Problem requirements | In the listing below, pick out lines with "this".

··· Given material ···

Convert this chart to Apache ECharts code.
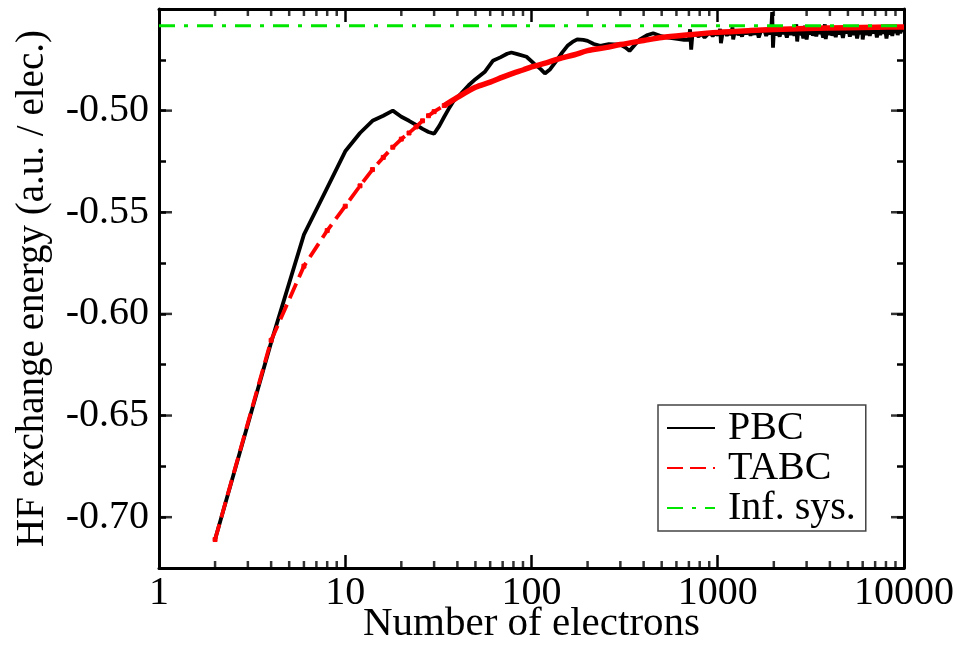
<!DOCTYPE html>
<html>
<head>
<meta charset="utf-8">
<script src="https://cdn.jsdelivr.net/npm/echarts@6/dist/echarts.min.js"></script>
<style>
html,body{margin:0;padding:0;background:#fff;}
#chart{width:979px;height:645px;}
</style>
</head>
<body>
<div id="chart"></div>
<script>
// ---- data ----
const pbcN = [2,4,6,8,10,12,14,16,18,20,22,24,26,28,30,32,34,36,38,42,46,50,56,62,68,74,78,84,94,104,112,118,126,136,146,156,166,176,190,200,216,234,260,300,320,336,360,380,420,450,490,
  530,580,620,660,
  700,710,720,730,760,790,820,850,880,910,
  940,970,1000,1020,1030,1040,1060,1090,1120,1150,
  1180,1200,1210,1230,1260,1290,1320,1350,1380,1420,
  1460,1500,1540,1580,1620,1660,1700,1740,1780,1820,
  1860,1900,1940,1960,1980,2000,2050,2100,2150,2200,
  2250,2300,2350,2400,2460,2520,2580,2640,2670,2700,
  2760,2820,2880,2940,3000,3050,3100,3170,3240,3310,
  3380,3450,3520,3600,3680,3760,3800,3850,3940,4030,
  4120,4210,4300,4400,4500,4600,4700,4800,4900,5000,
  5120,5240,5360,5480,5600,5720,5840,5960,6000,6100,
  6250,6400,6550,6700,6850,7000,7150,7300,7450,7600,
  7750,7900,8050,8200,8350,8500,8650,8800,8950,9100,
  9250,9400,9550,9700,9850,10000];
const pbcE = [-0.711,-0.614,-0.561,-0.538,-0.520,-0.511,-0.505,-0.5025,-0.500,-0.503,-0.505,-0.507,-0.509,-0.5105,-0.5114,-0.5075,-0.503,-0.499,-0.4955,-0.4915,-0.4875,-0.4845,-0.481,-0.4755,-0.4738,-0.472,-0.4714,-0.4722,-0.4735,-0.4771,-0.4796,-0.4817,-0.4796,-0.4755,-0.4715,-0.4681,-0.4662,-0.4649,-0.4652,-0.4657,-0.4672,-0.4681,-0.4673,-0.4675,-0.469,-0.4706,-0.4675,-0.4651,-0.4628,-0.4619,-0.4632,
  -0.4640,-0.4645,-0.4648,-0.4652,
  -0.4650,-0.4600,-0.4700,-0.4632,-0.4624,-0.4635,-0.4622,-0.4640,-0.4626,-0.4618,
  -0.4633,-0.4620,-0.4628,-0.4615,-0.4598,-0.4668,-0.4622,-0.4612,-0.4630,-0.4617,
  -0.4625,-0.4590,-0.4650,-0.4618,-0.4608,-0.4628,-0.4612,-0.4635,-0.4609,-0.4622,
  -0.4606,-0.4630,-0.4611,-0.4624,-0.4602,-0.4640,-0.4612,-0.4620,-0.4605,-0.4632,
  -0.4608,-0.4625,-0.4590,-0.4515,-0.4690,-0.4615,-0.4628,-0.4605,-0.4636,-0.4600,
  -0.4622,-0.4610,-0.4640,-0.4603,-0.4627,-0.4598,-0.4632,-0.4575,-0.4660,-0.4612,
  -0.4628,-0.4600,-0.4645,-0.4582,-0.4650,-0.4606,-0.4625,-0.4598,-0.4630,-0.4610,
  -0.4634,-0.4596,-0.4622,-0.4604,-0.4640,-0.4575,-0.4648,-0.4608,-0.4626,-0.4597,
  -0.4631,-0.4602,-0.4638,-0.4590,-0.4624,-0.4606,-0.4642,-0.4598,-0.4620,-0.4585,
  -0.4636,-0.4600,-0.4628,-0.4594,-0.4645,-0.4602,-0.4624,-0.4580,-0.4650,-0.4605,
  -0.4626,-0.4596,-0.4632,-0.4600,-0.4620,-0.4585,-0.4640,-0.4603,-0.4628,-0.4594,
  -0.4622,-0.4590,-0.4645,-0.4600,-0.4625,-0.4588,-0.4632,-0.4596,-0.4618,-0.4592,
  -0.4628,-0.4595,-0.4620,-0.4590,-0.4612,-0.4592];

const tabcN = [2,4,6,8,10,12,14,16,18,20,22,24,26,28,30,34,40,50,60,70,80,90,100,120,140,170,200,250,300,400,500,700,1000,1500,2000,3000,5000,7000,10000];
const tabcE = [-0.711,-0.613,-0.5765,-0.559,-0.547,-0.537,-0.529,-0.523,-0.518,-0.514,-0.511,-0.508,-0.505,-0.5025,-0.5005,-0.4975,-0.4935,-0.4885,-0.486,-0.4835,-0.4815,-0.480,-0.4785,-0.4765,-0.4745,-0.4725,-0.4705,-0.469,-0.4675,-0.4655,-0.464,-0.4627,-0.4615,-0.4606,-0.4601,-0.4596,-0.4592,-0.459,-0.4588];
const tabcDashEnd = 34;   // TABC drawn dashed up to this N, then as a dense solid band

const infN = [1, 10000];
const infE = [-0.4583, -0.4583];

const xTickLabels = [1, 10, 100, 1000, 10000];
const xMinorTicks = [2,3,4,5,6,7,8,9,20,30,40,50,60,70,80,90,200,300,400,500,600,700,800,900,2000,3000,4000,5000,6000,7000,8000,9000];
const yMajorTicks = [-0.70,-0.65,-0.60,-0.55,-0.50];

// ---- build ----
const FONT = 'Liberation Serif';
const pairs = (xs, ys) => xs.map((x, i) => [x, ys[i]]);
const pbc = pairs(pbcN, pbcE);
const tabc = pairs(tabcN, tabcE);
const tabcDash = tabc.filter(p => p[0] <= tabcDashEnd);
const tabcSolid = tabc.filter(p => p[0] >= tabcDashEnd);
const inf = pairs(infN, infE);
const yMin = -0.725, yMax = -0.45;
const xMin = xTickLabels[0], xMax = xTickLabels[xTickLabels.length - 1];

const axisLine = {show: true, lineStyle: {color: '#000', width: 3}};
const xAxisCommon = {
  type: 'log', logBase: 10, min: xMin, max: xMax,
  axisLine: axisLine,
  axisTick: {show: true, inside: true, length: 13, lineStyle: {color: '#000', width: 2.5}},
  splitLine: {show: false}, minorTick: {show: false}
};
const yAxisCommon = {
  type: 'value', min: yMin, max: yMax, interval: 0.025,
  axisLine: axisLine,
  axisTick: {show: true, inside: true, length: 7, lineStyle: {color: '#000', width: 2.5}},
  splitLine: {show: false}
};

const tickMark = (data, size, offset) => ({
  type: 'scatter', silent: true, symbol: 'rect', symbolSize: size, symbolOffset: offset,
  itemStyle: {color: '#000'}, data: data, z: 10, clip: false, animation: false,
  tooltip: {show: false}
});

const chart = echarts.init(document.getElementById('chart'), null, {renderer: 'canvas'});
chart.setOption({
  animation: false,
  backgroundColor: '#fff',
  textStyle: {fontFamily: FONT},
  grid: {left: 159, right: 75, top: 9, bottom: 77, containLabel: false, outerBoundsMode: 'none'},
  xAxis: [
    Object.assign({}, xAxisCommon, {
      position: 'bottom',
      name: 'Number of electrons', nameLocation: 'middle', nameGap: 36, nameMoveOverlap: false,
      nameTextStyle: {fontFamily: FONT, fontSize: 41, color: '#000'},
      axisLabel: {show: true, margin: 5, fontFamily: FONT, fontSize: 40, color: '#000',
        formatter: v => String(Math.round(v))}
    }),
    Object.assign({}, xAxisCommon, {position: 'top', axisLabel: {show: false}})
  ],
  yAxis: [
    Object.assign({}, yAxisCommon, {
      position: 'left',
      name: 'HF exchange energy (a.u. / elec.)', nameLocation: 'middle', nameGap: 107, nameMoveOverlap: false,
      nameTextStyle: {fontFamily: FONT, fontSize: 39, color: '#000'},
      axisLabel: {show: true, margin: 10, fontFamily: FONT, fontSize: 40, color: '#000',
        showMaxLabel: false,
        formatter: v => (Math.abs(v * 20 - Math.round(v * 20)) < 1e-6 && v < -0.46) ? v.toFixed(2) : ''}
    }),
    Object.assign({}, yAxisCommon, {position: 'right', axisLabel: {show: false}})
  ],
  legend: {
    data: ['PBC', 'TABC', 'Inf. sys.'],
    orient: 'vertical', left: 658, top: 405,
    backgroundColor: '#fff', borderColor: '#444', borderWidth: 1.5,
    padding: [3, 10, 3, 8], itemGap: 0, itemWidth: 48, itemHeight: 14,
    itemStyle: {opacity: 0},
    textStyle: {fontFamily: FONT, fontSize: 40, color: '#000', lineHeight: 39, padding: [0, 0, 0, 8]}
  },
  series: [
    {name: 'PBC', type: 'line', data: pbc, symbol: 'none', z: 2,
      lineStyle: {color: '#000', width: 3.8}, itemStyle: {color: '#000'}},
    {name: 'TABC', type: 'line', data: tabcDash, symbol: 'rect', symbolSize: 4, showSymbol: true, z: 3,
      lineStyle: {color: '#ff0000', width: 3.8, type: [16, 7]},
      itemStyle: {color: '#ff0000', borderColor: '#ff0000', borderWidth: 1}},
    {name: 'TABC', type: 'line', data: tabcSolid, symbol: 'none', z: 3, smooth: 0.3,
      lineStyle: {color: '#ff0000', width: 5.5}, itemStyle: {color: '#ff0000'}},
    {name: 'Inf. sys.', type: 'line', data: inf, symbol: 'none', z: 4,
      lineStyle: {color: '#00e600', width: 3, type: [16, 9, 4, 9]}, itemStyle: {color: '#00e600'}},
    tickMark(yMajorTicks.map(v => [xMin, v]), [13, 2.5], [6.5, 0]),
    tickMark(yMajorTicks.map(v => [xMax, v]), [13, 2.5], [-6.5, 0]),
    tickMark(xMinorTicks.map(v => [v, yMin]), [2.5, 7], [0, -3.5]),
    tickMark(xMinorTicks.map(v => [v, yMax]), [2.5, 7], [0, 3.5])
  ]
});
</script>
</body>
</html>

···

Output of the task |
Convert this chart to Apache ECharts code.
const tabcDashEnd = 34;   // TABC drawn dashed up to this N, then as a dense solid band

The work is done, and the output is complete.